There's another scene where the camera focuses on Berry's leather-clad butt as she saunters around sexily while hip-hop beats fill the air. She looks great, there's no denying that, but couldn't they just have put this in a Sir Mix-A-Lot video and saved tremendously on the budget?

If you were hoping for some bad one-liners, then you're in luck. Some of the best include...

  • "Then Let me try the remix."
  • "What a purrrrrrrfect idea."
  • "Cat got your tongue?"
  • "Oops. My bad."
  • "Don't I get din din first?"
  • "Cross your paws."
  • Stone: "Game over." Berry: "Guess what, it's overtime!"

    And then there's probably my favorite (i.e. the worst line of the movie). Catwoman is tussling with the Lou Diamond-wannabe, and there's a live wire swinging around. Bratt warns her about how the voltage could kill both of 'em, so she responds with...


  • "I always knew there was a spark between us."
  • You need more makeup! RIMSHOT! I think it's safe to say you now have enough information to decide whether or not you want to see this. Remember though, while there is some great stuff to rip here, there are also some painfully boring scenes you'll have to sit through. Any time Berry and Bratt are on screen together you'll have to resist the urge to run screaming from the theater. Don't worry, just ram your head against your car one or two times after the movie and you'll slowly forget about it.

    Near the end of the movie Sharon Stoneface is talking about the new anti-aging skin product and tells Berry that if you stop using it then your face disintegrates, but if you keep using it then your skin becomes living marble. I wonder if the producers were smart enough to pick up on the irony of this statement? After all, Stone looks like she's been sandblasted harder than my grandmother's marble top kitchen counter. Unfortunately, I don't think they're that clever.

    If you told me in January that Garfield would *not* be the worst movie of the year involving CGI cats, then I would've laughed in your face. Welp, I'd be offering you an apology today. There's really no excuse for this movie. Well, I take that back. Sharon Stone did recently have a brain aneurysm. So Halle, what's *your* excuse?

    ODDS & ENDS

    • Ashley Judd showed rare good judgment by turning down the role of Catwoman. I guess one bad movie a year (Twisted) is enough for her.


    • Josh Lucas earned Johnny Betts' immense respect by turning down the role of Tom Lone. Smart move.


    • Johnny Betts still thinks Julie Newmar and Lee Meriwether were the best versions of Catwoman. They could've convinced him to join them in a life of crime (in movie/TV land, of course).


    • Alex Borstein does the voice of Lois on Family Guy.
    MAMA'S APPROVAL

    There wasn't much profanity at all. In fact, I can't really remember any non-network TV language being used. However, there was a lot of sexuality.
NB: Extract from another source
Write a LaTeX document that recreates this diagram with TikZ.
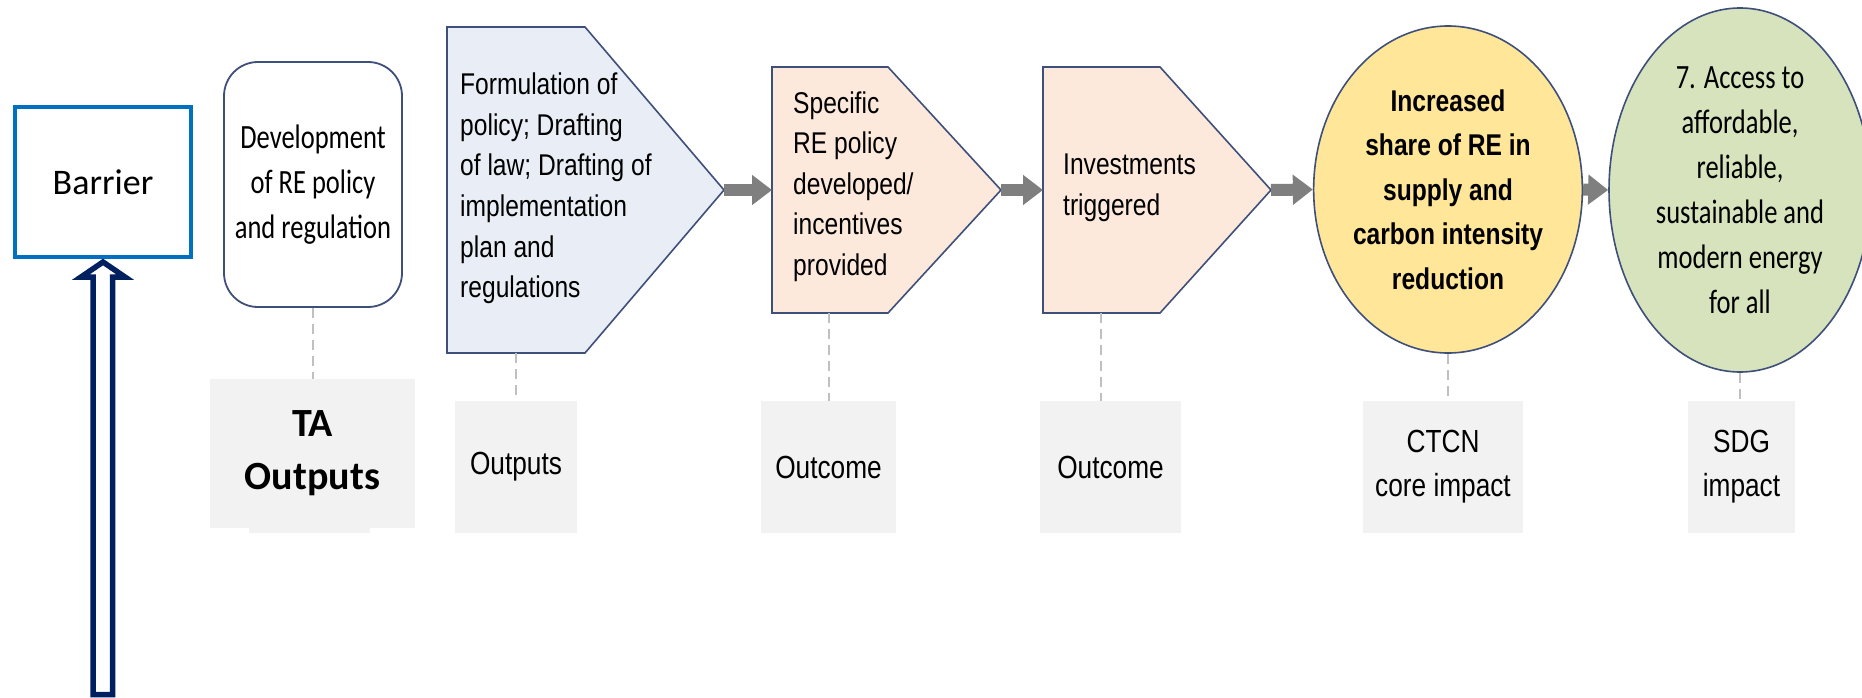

There wasn't any nudity, but Halle Berry spent a lot of time in tight, skimpy leather, and the camera spent a lot of time focused on her leather-clad butt. It's too sensual for younger kids.

    TRAILER COMPARISON

    I have yet to find one person who thought the trailer looked good. Everybody knows the trailer makes this movie look incredibly bad, and guess what, the trailer doesn't lie.

    THE GIST

    Whose hair is worse? Catwoman is a CAT-tastrophe! It put me in a CAT-atonic state! It could really prove to be CAT-aclysmic to Halle Berry's career! My cousin was so bored he almost took a CAT-nap!

    Are you rolling your eyes and shaking your head yet? Good - point proven. Imagine 105 minutes of the above, and you've got Catwoman. Your tolerance for really bad movies is the best judge on whether you should sit through this. This movie is best seen by males who want to hoot and holler whenever Halle Berry struts across the screen and then make their own jokes whenever she opens her mouth. If you love bad movies then this is best seen in an empty theater, with plenty of rowdy friends, and only after paying as little money as possible.